====== RECORDED DATA

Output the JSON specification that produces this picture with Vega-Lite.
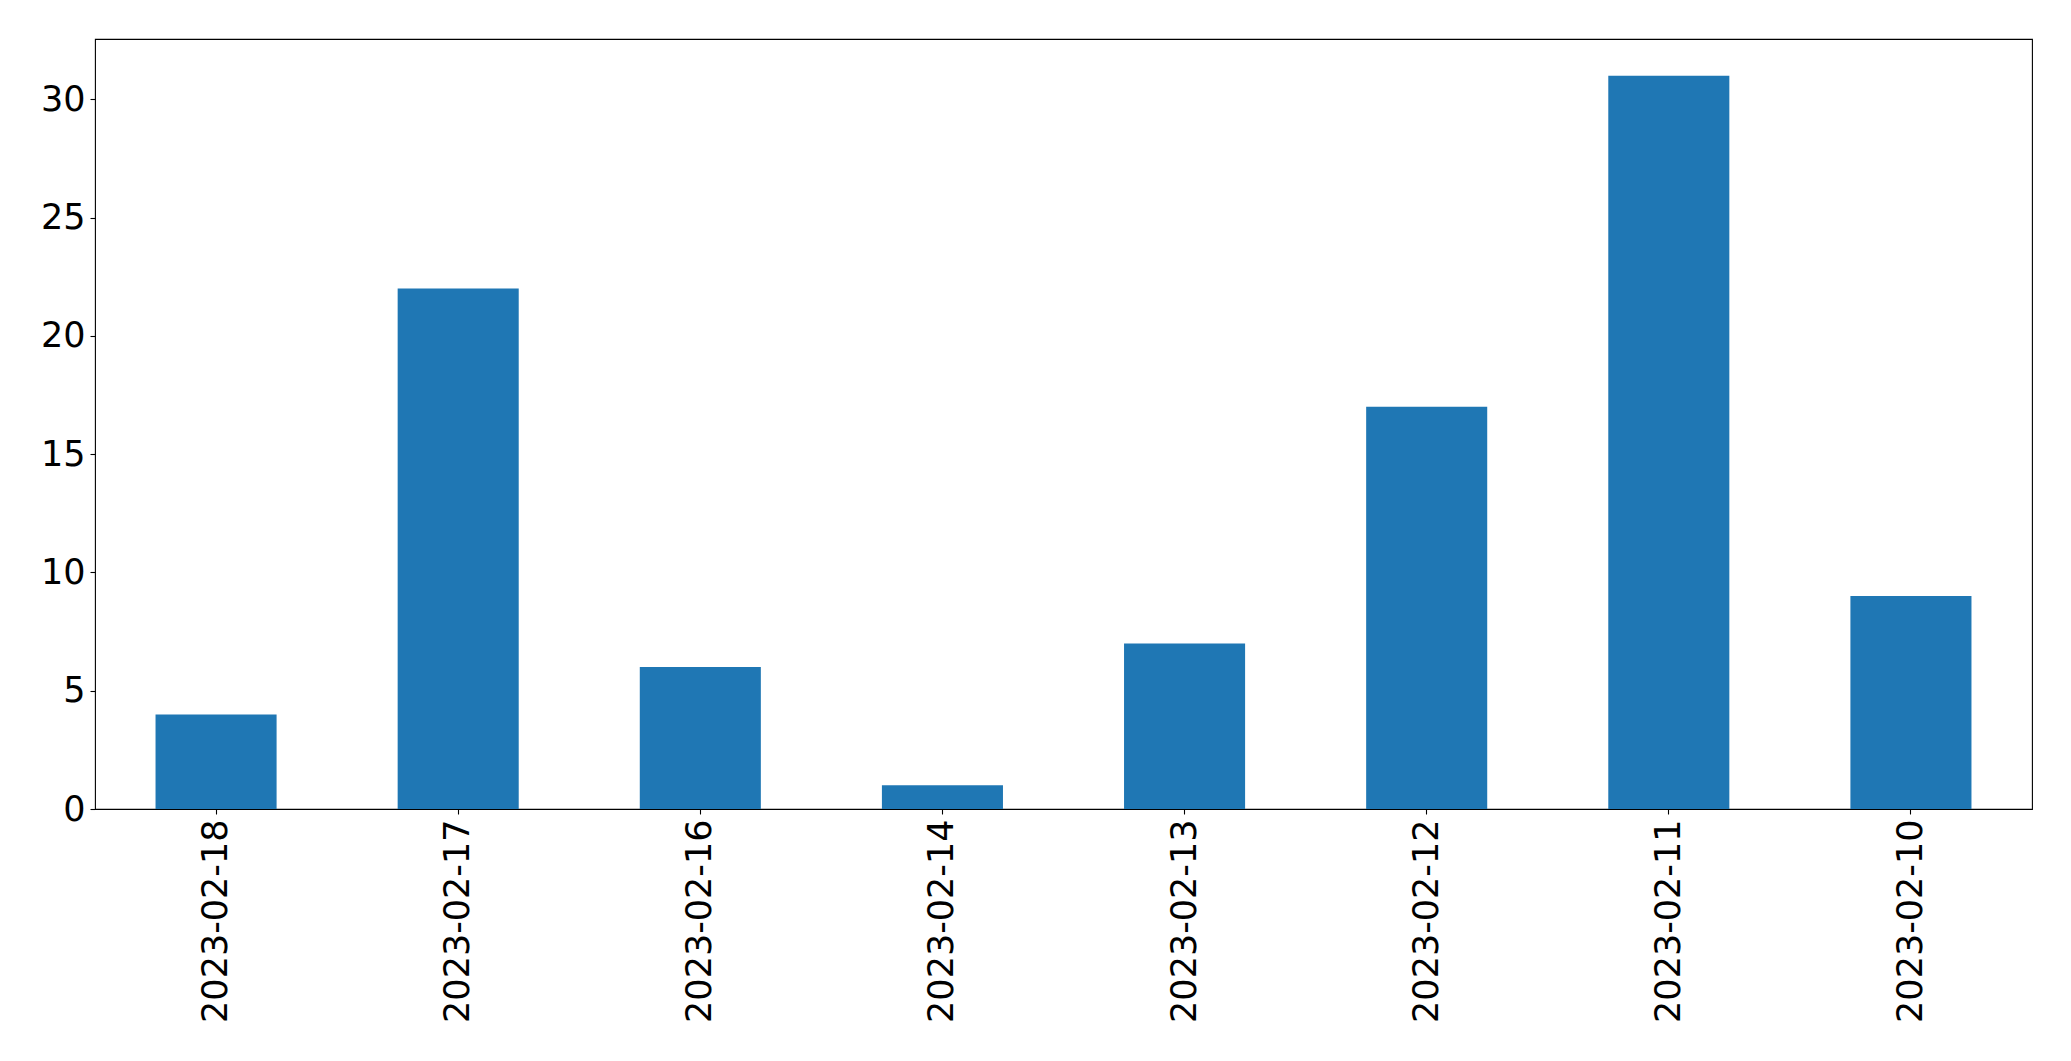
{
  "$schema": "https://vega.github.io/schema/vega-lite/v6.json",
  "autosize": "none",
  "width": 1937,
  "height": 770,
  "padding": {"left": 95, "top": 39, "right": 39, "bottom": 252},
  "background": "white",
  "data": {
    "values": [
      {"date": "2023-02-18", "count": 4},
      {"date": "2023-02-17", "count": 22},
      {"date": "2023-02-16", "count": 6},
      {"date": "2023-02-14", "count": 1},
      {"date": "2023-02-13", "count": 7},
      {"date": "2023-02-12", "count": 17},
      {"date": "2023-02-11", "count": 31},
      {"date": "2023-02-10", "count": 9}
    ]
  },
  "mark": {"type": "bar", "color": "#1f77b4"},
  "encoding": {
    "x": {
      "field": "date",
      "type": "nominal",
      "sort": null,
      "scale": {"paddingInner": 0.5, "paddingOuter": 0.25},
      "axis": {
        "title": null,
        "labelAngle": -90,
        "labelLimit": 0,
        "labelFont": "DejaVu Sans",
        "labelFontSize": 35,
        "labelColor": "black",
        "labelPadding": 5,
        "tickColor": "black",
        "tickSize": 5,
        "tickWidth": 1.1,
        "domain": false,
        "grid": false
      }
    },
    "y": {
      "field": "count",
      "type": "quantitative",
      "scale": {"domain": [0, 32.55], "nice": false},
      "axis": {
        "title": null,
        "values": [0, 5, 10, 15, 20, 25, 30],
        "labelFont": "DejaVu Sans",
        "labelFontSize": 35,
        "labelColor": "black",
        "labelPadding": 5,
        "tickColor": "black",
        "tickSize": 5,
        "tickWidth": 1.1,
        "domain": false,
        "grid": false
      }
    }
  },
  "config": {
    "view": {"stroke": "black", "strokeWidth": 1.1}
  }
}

============

- WRITTEN REQUEST: Return the listing above word for word, with the pictures removed.

- REPLY TO THE EXERCISE:
Output the JSON specification that produces this picture with Vega-Lite.
{
  "$schema": "https://vega.github.io/schema/vega-lite/v6.json",
  "autosize": "none",
  "width": 1937,
  "height": 770,
  "padding": {"left": 95, "top": 39, "right": 39, "bottom": 252},
  "background": "white",
  "data": {
    "values": [
      {"date": "2023-02-18", "count": 4},
      {"date": "2023-02-17", "count": 22},
      {"date": "2023-02-16", "count": 6},
      {"date": "2023-02-14", "count": 1},
      {"date": "2023-02-13", "count": 7},
      {"date": "2023-02-12", "count": 17},
      {"date": "2023-02-11", "count": 31},
      {"date": "2023-02-10", "count": 9}
    ]
  },
  "mark": {"type": "bar", "color": "#1f77b4"},
  "encoding": {
    "x": {
      "field": "date",
      "type": "nominal",
      "sort": null,
      "scale": {"paddingInner": 0.5, "paddingOuter": 0.25},
      "axis": {
        "title": null,
        "labelAngle": -90,
        "labelLimit": 0,
        "labelFont": "DejaVu Sans",
        "labelFontSize": 35,
        "labelColor": "black",
        "labelPadding": 5,
        "tickColor": "black",
        "tickSize": 5,
        "tickWidth": 1.1,
        "domain": false,
        "grid": false
      }
    },
    "y": {
      "field": "count",
      "type": "quantitative",
      "scale": {"domain": [0, 32.55], "nice": false},
      "axis": {
        "title": null,
        "values": [0, 5, 10, 15, 20, 25, 30],
        "labelFont": "DejaVu Sans",
        "labelFontSize": 35,
        "labelColor": "black",
        "labelPadding": 5,
        "tickColor": "black",
        "tickSize": 5,
        "tickWidth": 1.1,
        "domain": false,
        "grid": false
      }
    }
  },
  "config": {
    "view": {"stroke": "black", "strokeWidth": 1.1}
  }
}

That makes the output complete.